I don't have principia, I see this problem near the sun(RSS) as well, though not nearly as severe as with trappist1, my conclusion is that this has thing to do with how the stock integrator has big errors when moving at a high speed near a compact gravitational source. Because of this, I'm suspeding the simgle stage to Trappist-1 d mission, until I can find a solution. Edit cfg a bit in the REX.scaling.cfg.

At most reasonable scales(x1-x10.6), you can't beat a rapier-nerv ssto with a mutistage rocket unless that multistage rocket is derived from an ssto(staged rapier-nerv plane), in terms of payload fraction. Going to larger scale, rapier-nerv ssto will start to fail,most likely completely failing at about x13, but some super sneaky propeller-dawn ssto will still hold strong and will overperform other means of getting into orbit, up to some really large scale, maybe well past x50. So i dounbt that will full full tech tree unlocked, stage recovery mods will be a more favourable option compared to sstos. I haven't compared the cost though, but I guess sstos(rapier-nerv for lower scale, and electric ssto for high scales) will still win due their drastically smaller fuel/payload, since a lot of their lauch mass is dry mass.
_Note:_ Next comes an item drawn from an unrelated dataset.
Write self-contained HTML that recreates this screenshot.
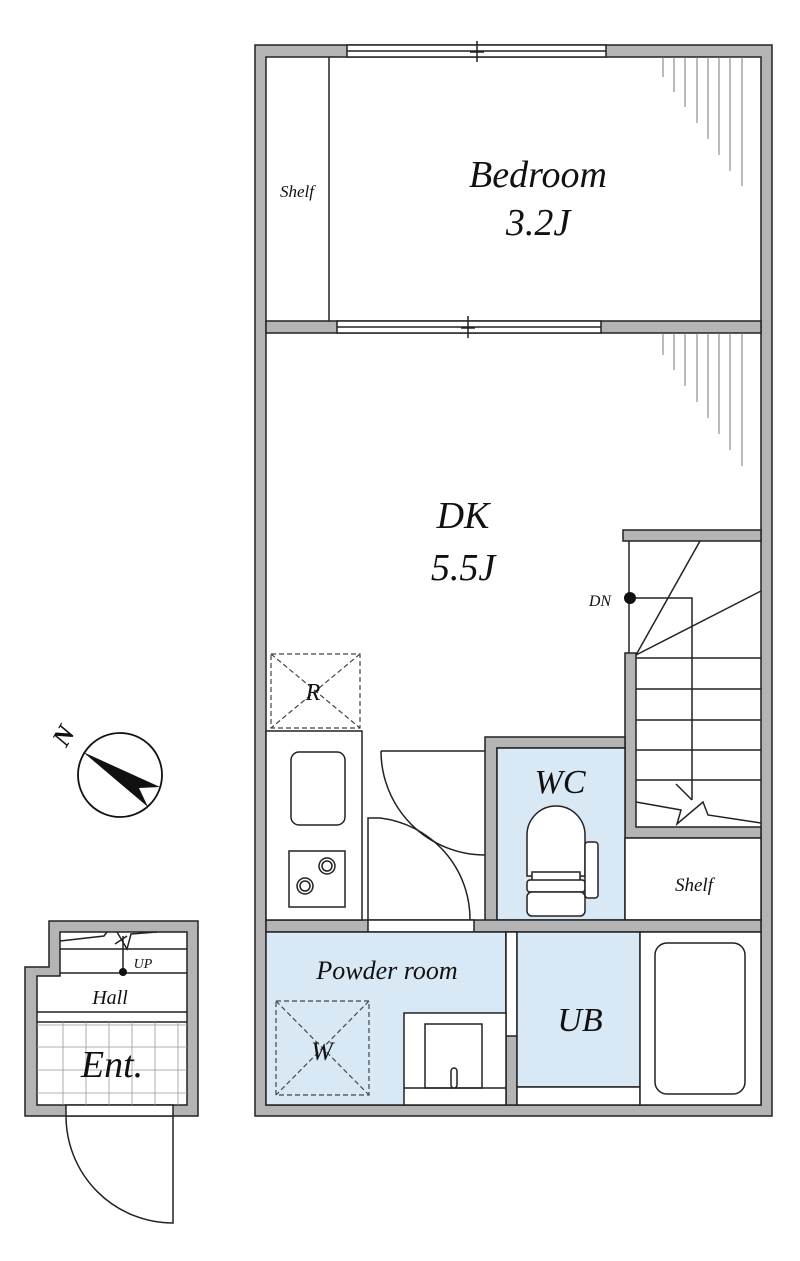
<!DOCTYPE html>
<html><head><meta charset="utf-8"><style>
html,body{margin:0;padding:0;background:#fff}
svg{display:block}
text{font-family:"Liberation Serif",serif;font-style:italic;fill:#111}
</style></head><body>
<svg width="800" height="1261" viewBox="0 0 800 1261" xmlns="http://www.w3.org/2000/svg">
<g stroke="#222" stroke-width="1.5">
<path d="M255 45H772V1116H255Z M266 57V1105H761V57Z" fill="#b4b4b4" fill-rule="evenodd"/>
<rect x="266" y="321" width="495" height="12" fill="#b4b4b4"/>
<rect x="347" y="45" width="259" height="12" fill="#fff"/>
<line x1="347" y1="51" x2="606" y2="51"/>
<line x1="477" y1="41" x2="477" y2="62"/><line x1="470" y1="52" x2="484" y2="52"/>
<rect x="337" y="321" width="264" height="12" fill="#fff"/>
<line x1="337" y1="327" x2="601" y2="327"/>
<line x1="468" y1="316" x2="468" y2="338"/><line x1="461" y1="328" x2="475" y2="328"/>
<line x1="329" y1="57" x2="329" y2="321"/>
</g>
<g stroke="#777" stroke-width="1">
<line x1="663" y1="57" x2="663" y2="77"/><line x1="674" y1="57" x2="674" y2="92"/><line x1="685" y1="57" x2="685" y2="107"/><line x1="697" y1="57" x2="697" y2="123"/><line x1="708" y1="57" x2="708" y2="139"/><line x1="719" y1="57" x2="719" y2="155"/><line x1="730" y1="57" x2="730" y2="171"/><line x1="742" y1="57" x2="742" y2="186"/>
<line x1="663" y1="333" x2="663" y2="355"/><line x1="674" y1="333" x2="674" y2="370"/><line x1="685" y1="333" x2="685" y2="386"/><line x1="697" y1="333" x2="697" y2="402"/><line x1="708" y1="333" x2="708" y2="418"/><line x1="719" y1="333" x2="719" y2="434"/><line x1="730" y1="333" x2="730" y2="450"/><line x1="742" y1="333" x2="742" y2="466"/>
</g>
<g stroke="#222" stroke-width="1.5" fill="none">
<rect x="623" y="530" width="138" height="11" fill="#b4b4b4"/>
<path d="M625 653H636V827H761V838H625Z" fill="#b4b4b4"/>
<line x1="629" y1="541" x2="629" y2="653"/>
<line x1="636" y1="658" x2="761" y2="658"/><line x1="636" y1="689" x2="761" y2="689"/><line x1="636" y1="720" x2="761" y2="720"/><line x1="636" y1="750" x2="761" y2="750"/><line x1="636" y1="780" x2="761" y2="780"/>
<line x1="636" y1="655" x2="700" y2="541"/><line x1="636" y1="655" x2="761" y2="591"/>
<path d="M630 598H692V800"/>
<path d="M676 784L692 800M636 802L681 810L677 824L703 802L708 815L761 823"/>
<path d="M485 737H625V748H497V922H485Z" fill="#b4b4b4"/>
<rect x="497" y="748" width="128" height="172" fill="#d9e8f5"/>
<rect x="625" y="838" width="136" height="82" fill="#fff"/>
<rect x="266" y="920" width="495" height="12" fill="#b4b4b4"/>
<rect x="368" y="920" width="106" height="12" fill="#fff"/>
<rect x="266" y="731" width="96" height="189" fill="#fff"/>
<rect x="291" y="752" width="54" height="73" rx="8"/>
<rect x="289" y="851" width="56" height="56"/>
<circle cx="327" cy="866" r="8"/><circle cx="327" cy="866" r="5"/>
<circle cx="305" cy="886" r="8"/><circle cx="305" cy="886" r="5"/>
<path d="M381 751H485M381 751A104 104 0 0 0 485 855"/>
<path d="M368 920V818H380A102 102 0 0 1 470 920"/>
<path d="M527 876V835A29 29 0 0 1 585 835V876Z" fill="#fff"/>
<rect x="532" y="872" width="48" height="10" fill="#fff"/>
<rect x="527" y="880" width="58" height="12" rx="3" fill="#fff"/>
<rect x="527" y="892" width="58" height="24" rx="5" fill="#fff"/>
<rect x="585" y="842" width="13" height="56" rx="3" fill="#fff"/>
<rect x="266" y="932" width="240" height="173" fill="#d9e8f5"/>
<rect x="506" y="932" width="11" height="173" fill="#b4b4b4"/>
<rect x="506" y="932" width="11" height="104" fill="#fff"/>
<path d="M517 1013L540 1024L517 1035" fill="#fff"/>
<rect x="517" y="932" width="123" height="155" fill="#d9e8f5"/>
<rect x="517" y="1087" width="123" height="18" fill="#fff"/>
<rect x="640" y="932" width="121" height="173" fill="#fff"/>
<rect x="655" y="943" width="90" height="151" rx="12"/>
<rect x="404" y="1013" width="102" height="92" fill="#fff"/>
<rect x="425" y="1024" width="57" height="64"/>
<line x1="404" y1="1088" x2="506" y2="1088"/>
<rect x="451" y="1068" width="6" height="20" rx="3" fill="#fff"/>
</g>
<g stroke="#444" stroke-width="1.2" stroke-dasharray="5,3" fill="none">
<rect x="271" y="654" width="89" height="74"/>
<path d="M271 654L360 728M360 654L271 728"/>
<rect x="276" y="1001" width="93" height="94"/>
<path d="M276 1001L369 1095M369 1001L276 1095"/>
</g>
<circle cx="630" cy="598" r="6" fill="#111"/>
<circle cx="120" cy="775" r="42" fill="none" stroke="#111" stroke-width="1.8"/>
<polygon points="83,752 160,787 139,788 148,807" fill="#111"/>
<text x="64" y="744" font-size="26" font-weight="bold" font-style="normal" font-family="Liberation Sans, sans-serif" text-anchor="middle" transform="rotate(-60 64 736)">N</text>
<g stroke="#222" stroke-width="1.5">
<path d="M49 921H198V1116H25V967H49Z M60 932V976H37V1105H187V932Z" fill="#b4b4b4" fill-rule="evenodd"/>
<rect x="66" y="1105" width="107" height="11" fill="#fff"/>
<line x1="37" y1="1012" x2="187" y2="1012"/><line x1="37" y1="1022" x2="187" y2="1022"/>
<line x1="60" y1="949" x2="187" y2="949"/><line x1="60" y1="973" x2="187" y2="973"/>
<path d="M60 941L104 936L107 932M157 932L131 934L127 949L117 932" fill="none"/>
<line x1="123" y1="936" x2="123" y2="972"/>
<path d="M115 944L127 936" fill="none"/>
<path d="M173 1116V1223A107 107 0 0 1 66 1116" fill="none"/>
</g>
<g stroke="#999" stroke-width="0.8">
<line x1="37" y1="1025" x2="187" y2="1025"/><line x1="37" y1="1047" x2="187" y2="1047"/><line x1="37" y1="1070" x2="187" y2="1070"/><line x1="37" y1="1093" x2="187" y2="1093"/>
<line x1="63" y1="1022" x2="63" y2="1105"/><line x1="86" y1="1022" x2="86" y2="1105"/><line x1="109" y1="1022" x2="109" y2="1105"/><line x1="132" y1="1022" x2="132" y2="1105"/><line x1="155" y1="1022" x2="155" y2="1105"/><line x1="178" y1="1022" x2="178" y2="1105"/>
</g>
<circle cx="123" cy="972" r="4" fill="#111"/>
<text x="538" y="187" font-size="38" text-anchor="middle">Bedroom</text>
<text x="538" y="235" font-size="38" text-anchor="middle">3.2J</text>
<text x="297" y="197" font-size="17" text-anchor="middle">Shelf</text>
<text x="463" y="528" font-size="38" text-anchor="middle">DK</text>
<text x="463" y="580" font-size="38" text-anchor="middle">5.5J</text>
<text x="600" y="606" font-size="16" text-anchor="middle">DN</text>
<text x="313" y="700" font-size="24" text-anchor="middle">R</text>
<text x="560" y="793" font-size="34" text-anchor="middle">WC</text>
<text x="694" y="891" font-size="19" text-anchor="middle">Shelf</text>
<text x="387" y="979" font-size="26" text-anchor="middle">Powder room</text>
<text x="580" y="1031" font-size="34" text-anchor="middle">UB</text>
<text x="322" y="1060" font-size="26" text-anchor="middle">W</text>
<text x="143" y="968" font-size="14" text-anchor="middle">UP</text>
<text x="110" y="1004" font-size="20" text-anchor="middle">Hall</text>
<text x="112" y="1077" font-size="38" text-anchor="middle">Ent.</text>
</svg>
</body></html>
Landing on other planets with stock part is not that hard, even landing and returning from venus, with dlc.

Stock part and physics work with RSS really nice. Your crafts will be heavier than in stock game, but not by a lot, usuallly in the 100-1000t regime. The payload fractions you would expect is about 2% for conventiional rockets and 4% for ssto spaceplanes. If you really want to make your life easier, try smurff.

Now, I encountered a serious kraken in Trappist1 system, there was very strong orbital drift that just prevent me from doing tcm for gravity assist, or just exiting timewarp at all. My apoapsis and periapsis just kept rising, when engines were shut down.

I sent my stock part RSS ssto to Trappist-1 system, aiming at landing and returning from Trappist-1d. https://imgur.com/a/CDRLM3J

It's fully reusable and has isru, so the cost of it can be as low as that of the ion fuel used.